Gustav Roos an Mutter Elisabeth, 1. August 1942
Russland, am 1.8.1942
Liebe Mutter!
Vielen Dank für Deine Namenstagsgrüße, wenigstens schon für die brieflichen. Die handgreiflichen sind noch nicht hier. Aber heute kommt ja wieder Post!
Der Satz: „Du hälst mich ja hoffentlich auch auf dem Laufenden!“ klingt ja so, als trautest Du mir nicht mehr. Aber so gern es mir leid tut: Ich kann Dir nichts anderes berichten! Noch immer das alte: Fernsprecher und Funker bei der 1. Kmp. Vorgestern schien es so, als lägen wir auf meinem Namenstag wieder auf Achse. Aber der Kelch ging an uns vorüber, vorläufig; denn einmal ist es ja doch so weit, dass wir wieder tippeln, wenn auch nicht so doll wie im Vorjahr. Mein herrlicher Bruder schreibt
mir bemerkenswert pünktlich aus seinem R.A.D. Er tut das aber auch lediglich deswegen, weil es ihm die reinste Wonne ist, mir immer wieder mitzuteilen, dass meine frommen Wünsche nicht in Erfüllung gehn. Gestern bekam ich einen „durchgeschmuggelten“. Drunter stand: „Brief verbrennen. Händewaschen!“ So’n Idiot! Abgeleckt habe ich jeden einzelnen Finger!
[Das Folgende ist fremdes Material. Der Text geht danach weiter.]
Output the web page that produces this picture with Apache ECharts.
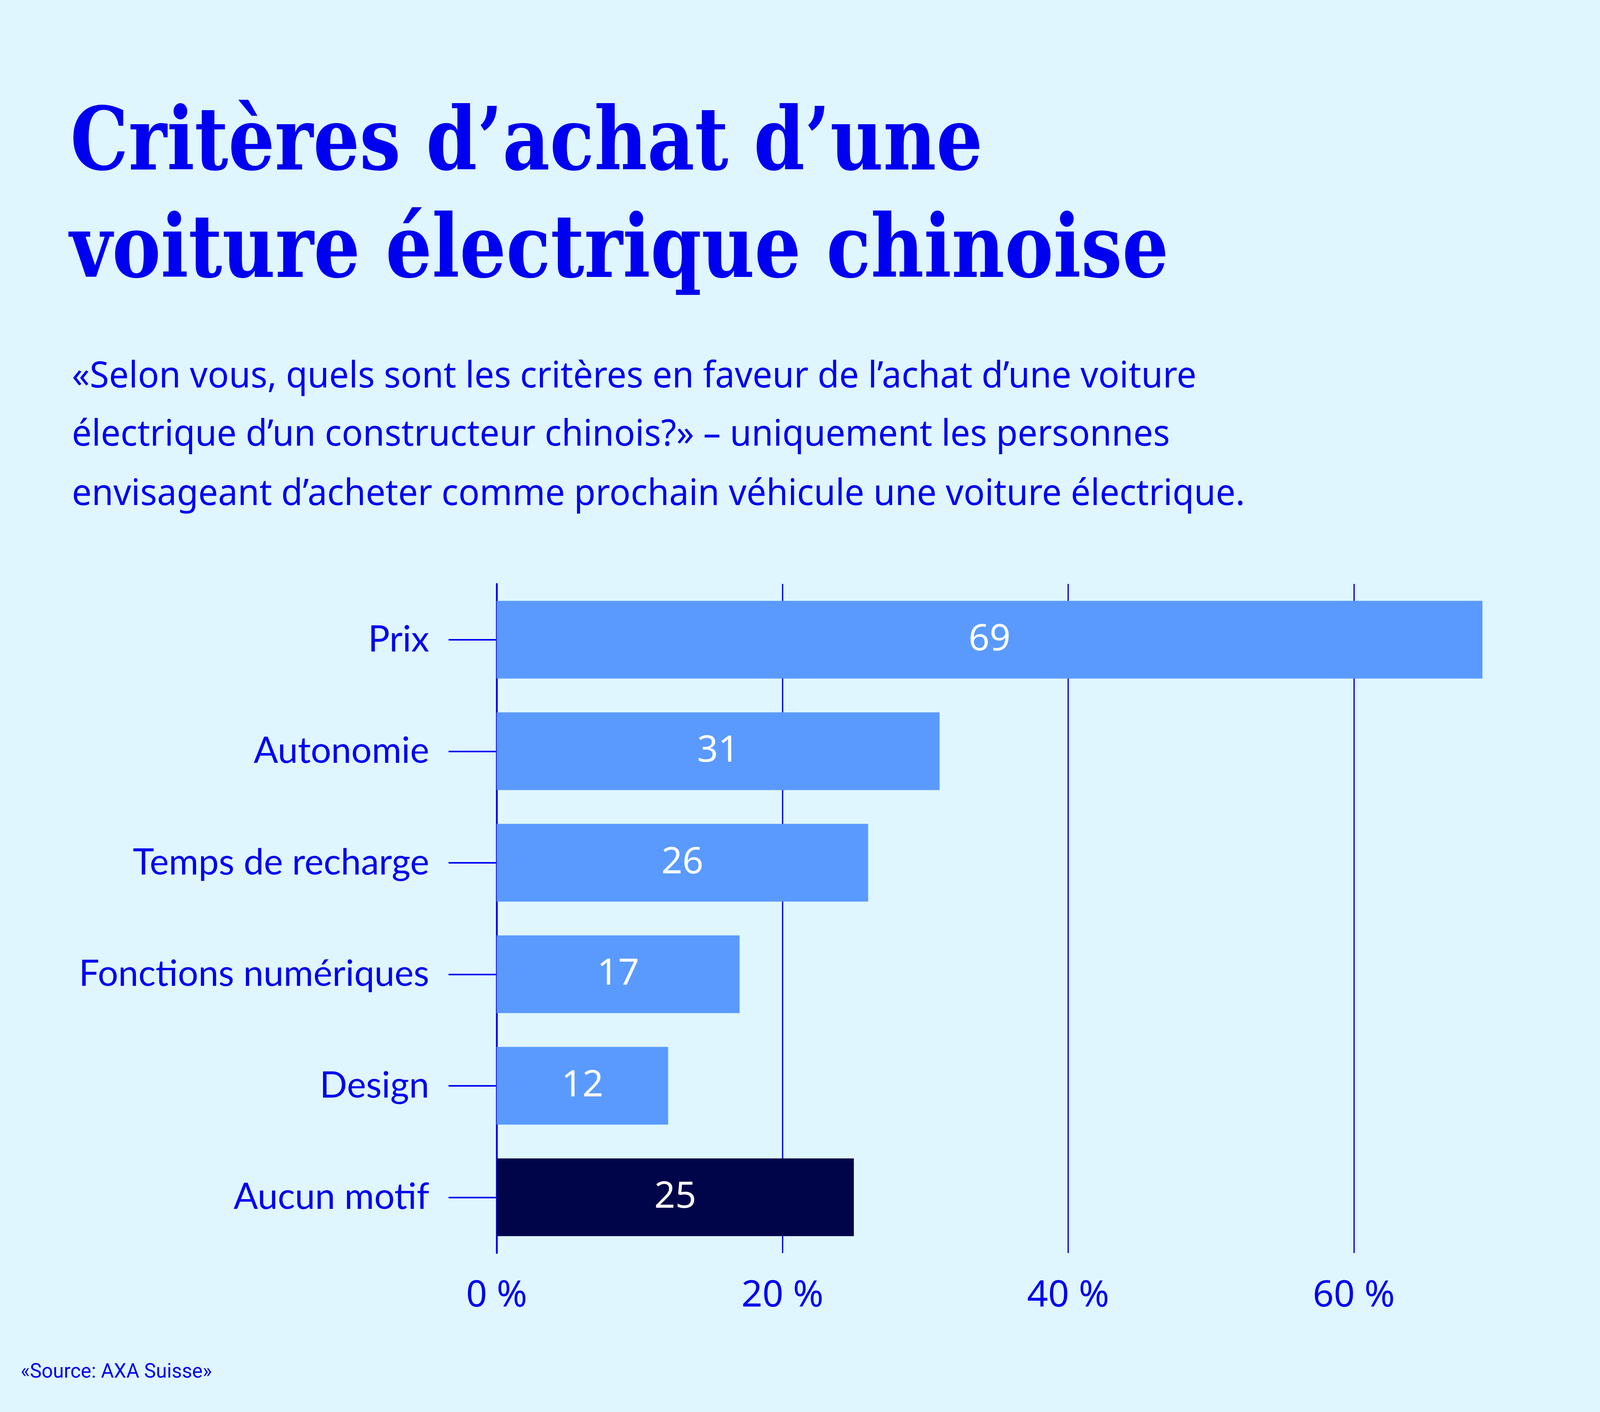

Na, mir geht es noch ausgezeichnet. Ich schiebe noch immer die bekannte Kugel bei der Kmp. Gestern war ich mal zurück beim Tross und habe meine Klamotten in Ordnung gebracht. Danach ging ich zur Sauna. Weißt Du was das heißt? Du sitzt auf einer Bank unter der Decke, glühend heißer Dampf quillt in dichten Wolken um Dich, atmen ist eine
glatte Unmöglichkeit, du schwitzt, dass das Wasser in Strömen am Körper herunterläuft. Dann wird sich abgeschrubbt, heraus, und der beinahe Blut schwitzende Körper wird mit einem Kopfsprung ins kalte Wasser der Ukra gestürzt. Und das soll eine Erholung sein! Das wäre etwas für die Folterkammer der G.P.U. Aber nachher fühlt man sich wie neugeboren! Zwei Mal wöchentlich gehe ich immer zum Rgt. runter und schwimme im See. Tadellos! Wie im Strandbad! Wir haben dort ein Sturmboot, einen Floßack, und juckeln auch mit diesen Sachen durch die Gegend.
Im übrigen geht es mir wie Dilldapp. Ich bekomme tatsächlich Hängebacken, kurz, ich fühle mich sauwohl!
Hart gekämpft wird zwar. Aber weniger gegen den Russen, der ist noch immer ganz brav, als vielmehr gegen gegen Mücken und Fliegen, beide in unmöglichen Mengen da. Ein harter, aber leider völlig aussichtsloser Kampf. Im übrigen wird geimpft und Malariapillen geschluckt. Soviel für heute! Wenn ich die Päckchen erhalte, schreibe ich wieder!
Alles Gute und die herzlichsten Grüße sende ich Dir, den Omas und Tante Uta!
Heil und Sieg!
Gustav
Wenn es möglich ist, sieh’ einmal bitte zu, dass Du mir etwas Briefpapier und Couverts schickst. Hier bekommen wir vorläufig keins und deshalb sitze ich bald auf dem Trockenen.